The Production environment is where your services and store are made available to your customers. You can use this environment to manage customer-facing operations, as it includes all of your application, systems, and supporting systems infrastructure that your end users access on an operational basis to complete business processes and transactions. Access to this environment is restricted to authorized users only.

Each IBM Sterling Order Management System service runs within the IBM SoftLayer infrastructure. The topology for every service is standard and immutable.

This environment is designed to handle your peak operation load and have high availability for the environment components. Production is the only environment that your Service Level Objective (SLO) applies to within your contract. This environment includes 24x7 support for severity 1 cases. Severity 2 and 3 cases are also supported as described in the IBM Support Guide.

The following options are available in the Production environment when you enter a case with Support:
  • Put message, browse message, and find oldest message
  • Restart the application server
  • Reset the transaction database
You and your implementation team have the following access:
  • Read-only access to logs, files, and the IBM Sterling Order Management System installation directory to view logs and diagnose issues.
  • Read-only access to logs and files to diagnose issues.
  • Full access to all business user and administrator web-based tools for IBM Sterling Order Management System.
The following diagram shows the components of the Production environment and the tools you can use to interact with it.
Sterling Order Management System production environment.

Additional environments

IBM Sterling Order Management System depends on, but does not provide, four types of environments. You or your implementation team are responsible for providing the following environments:
  • Programming environments (local machines used by developers)
  • Build server
  • Source code repository (such as SVN or Github)
    Note: Contact IBM Sales if you need help obtaining a repository tool.
  • Email server

Programming environments are the configuration of developer toolkits that each of your development team members must set up and use to develop code to customize your IBM Sterling Order Management System service. You, your development team, and your business partners are responsible for planning, creating, and owning these environments. IBM has no ownership or access to your programming environments. See the Coordinating programming responsibilities topic for more information.

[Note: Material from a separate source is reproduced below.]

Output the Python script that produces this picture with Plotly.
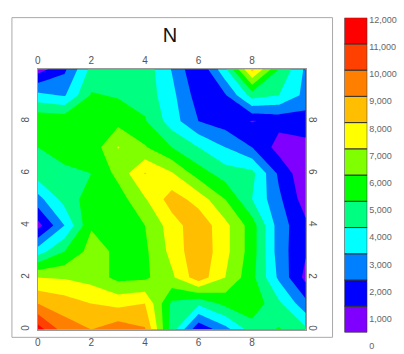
import plotly.graph_objects as go

# ---- data ----
x_vals = [0, 1, 2, 3, 4, 5, 6, 7, 8, 9, 10]
y_vals = [0, 1, 2, 3, 4, 5, 6, 7, 8, 9, 10]

row_y0 = [11500, 9500, 9000, 9600, 9100, 4500, 1200, 2600, 4500, 5100, 4200]
row_y1 = [9000, 8500, 8000, 7700, 8000, 4800, 4200, 5300, 5700, 4200, 2300]
row_y2 = [7000, 6900, 6600, 5700, 5800, 6800, 8600, 7000, 5300, 2800, 700]
row_y3 = [3500, 5000, 6400, 5800, 5800, 7300, 8800, 7300, 5500, 2500, 1100]
row_y4 = [600, 3000, 5900, 5700, 6000, 7500, 8700, 7300, 5500, 2500, 1200]
row_y5 = [2600, 4400, 5500, 5500, 6900, 8500, 7600, 6000, 4000, 2200, 500]
row_y6 = [4500, 4700, 5000, 6300, 8050, 7100, 5500, 4500, 4300, 1800, 200]
row_y7 = [5000, 5600, 5400, 7050, 6100, 5000, 4000, 3000, 2000, 600, 700]
row_y8 = [5900, 5800, 6000, 5700, 5100, 3500, 2000, 1500, 950, 1300, 1500]
row_y9 = [3300, 2900, 5100, 4900, 4600, 3300, 1500, 1900, 4450, 4000, 2700]
row_y10 = [500, 1800, 4300, 4600, 4600, 2950, 1000, 3800, 8300, 5000, 2800]

z_rows = [row_y0, row_y1, row_y2, row_y3, row_y4, row_y5,
          row_y6, row_y7, row_y8, row_y9, row_y10]

levels = [0, 1000, 2000, 3000, 4000, 5000, 6000, 7000, 8000, 9000, 10000, 11000, 12000]
band_colors = ["#7f00ff", "#0000ff", "#0080ff", "#00ffff", "#00ff80", "#00ff00",
               "#80ff00", "#ffff00", "#ffbf00", "#ff8000", "#ff4000", "#ff0000"]
level_labels = [f"{v:,}" for v in levels]
axis_ticks = [0, 2, 4, 6, 8]
title_text = "N"

# ---- colorscale so that each band gets its exact colour ----
n = len(levels)  # 13
colorscale = [[0.0, band_colors[0]]]
for k, c in enumerate(band_colors):
    colorscale.append([(k + 1) / n, c])
colorscale.append([1.0, band_colors[-1]])

W, H = 404, 354
def px_x(v): return v / W
def px_y(v): return 1 - v / H

fig = go.Figure()

fig.add_trace(go.Contour(
    x=x_vals, y=y_vals, z=z_rows,
    colorscale=colorscale,
    contours=dict(start=levels[0], end=levels[-1], size=levels[1] - levels[0],
                  coloring="fill", showlines=False),
    line=dict(width=0, smoothing=0),
    showscale=False,
    hoverinfo="skip",
    xaxis="x", yaxis="y",
))

# overlay axes for top / right tick labels
fig.add_trace(go.Scatter(x=[], y=[], xaxis="x3", yaxis="y3", showlegend=False))

# colour bar drawn as stacked segments
fig.add_trace(go.Bar(
    x=[0] * (n - 1),
    y=[levels[i + 1] - levels[i] for i in range(n - 1)],
    base=levels[:-1],
    width=1,
    marker=dict(color=band_colors, line=dict(color="#333333", width=1)),
    xaxis="x2", yaxis="y2",
    showlegend=False, hoverinfo="skip",
))
# separate (thin, non-overlapping) axis pair carrying the colour-bar labels
fig.add_trace(go.Scatter(x=[], y=[], xaxis="x4", yaxis="y4", showlegend=False))

font_family = "Arial, Liberation Sans, sans-serif"
tickfont = dict(family=font_family, size=10, color="#555555")

fig.update_layout(
    width=W, height=H,
    margin=dict(l=0, r=0, t=0, b=0),
    paper_bgcolor="white", plot_bgcolor="rgba(0,0,0,0)",
    showlegend=False,
    barmode="overlay",
    title=dict(text=title_text, x=px_x(170), y=px_y(35), xanchor="center", yanchor="middle",
               font=dict(family=font_family, size=20, color="#111111")),
    xaxis=dict(domain=[px_x(35), px_x(305)], range=[0, 10], tickvals=axis_ticks,
               side="bottom", anchor="y", showgrid=False, zeroline=False,
               showline=True, linecolor="#999999", linewidth=1, mirror=True,
               ticks="", tickfont=tickfont, ticklabelstandoff=3),
    yaxis=dict(domain=[px_y(334), px_y(66)], range=[0, 10], tickvals=axis_ticks,
               side="left", anchor="x", showgrid=False, zeroline=False,
               showline=True, linecolor="#999999", linewidth=1, mirror=True,
               ticks="", tickangle=-90, tickfont=tickfont, ticklabelstandoff=4),
    xaxis3=dict(overlaying="x", range=[0, 10], tickvals=axis_ticks, side="top",
                anchor="y", showgrid=False, zeroline=False, showline=False,
                ticks="", tickfont=tickfont, ticklabelstandoff=2),
    yaxis3=dict(overlaying="y", range=[0, 10], tickvals=axis_ticks, side="right",
                anchor="x", showgrid=False, zeroline=False, showline=False,
                ticks="", tickangle=90, tickfont=tickfont),
    xaxis2=dict(domain=[px_x(344), px_x(367)], range=[-0.5, 0.5], visible=False,
                anchor="y2"),
    yaxis2=dict(domain=[px_y(337), px_y(13)], range=[levels[0], levels[-1]],
                side="right", anchor="x2", showticklabels=False,
                showgrid=False, zeroline=False, showline=False, ticks=""),
    xaxis4=dict(domain=[px_x(367), px_x(368)], range=[0, 1], visible=False,
                anchor="y4"),
    yaxis4=dict(domain=[px_y(351), px_y(15)], range=[levels[0], levels[-1]],
                side="right", anchor="x4", tickvals=levels, ticktext=level_labels,
                showgrid=False, zeroline=False, showline=False, ticks="",
                ticklabeloverflow="allow",
                tickfont=dict(family=font_family, size=9, color="#666666")),
    shapes=[dict(type="rect", xref="paper", yref="paper",
                 x0=px_x(9), x1=px_x(332), y0=px_y(342), y1=px_y(13),
                 line=dict(color="#aaaaaa", width=1), fillcolor="rgba(0,0,0,0)", layer="below")],
)

fig.write_html("out.html",
               config={"displayModeBar": False},
               post_script="document.body.style.margin='0';document.body.style.overflow='hidden';")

The build server and source code environment is the configuration of servers, machines, and source code repositories that your developers and systems integrator must use to build your IBM Sterling Order Management System-related source code into deployable artifacts. These deployable artifacts can then be uploaded to your IBM Sterling Order Management System environments. You or your business partner are responsible for planning, creating, and owning this environment. IBM has no ownership or access to your build server and source code environment.

You can contact IBM to use a Git repository that is hosted by IBM Bluemix DevOps Services or an IBM Jazz® source control management (SCM) system as your source code repository at an additional cost.

IBM recommends the IBM Bluemix DevOps Services Delivery Pipeline. For more information, visit the IBM Bluemix® catalog and select the following options:
  1. Under the Services category, click DevOps.
  2. Select Delivery Pipeline.
  3. Click Track and Plan for project tracking.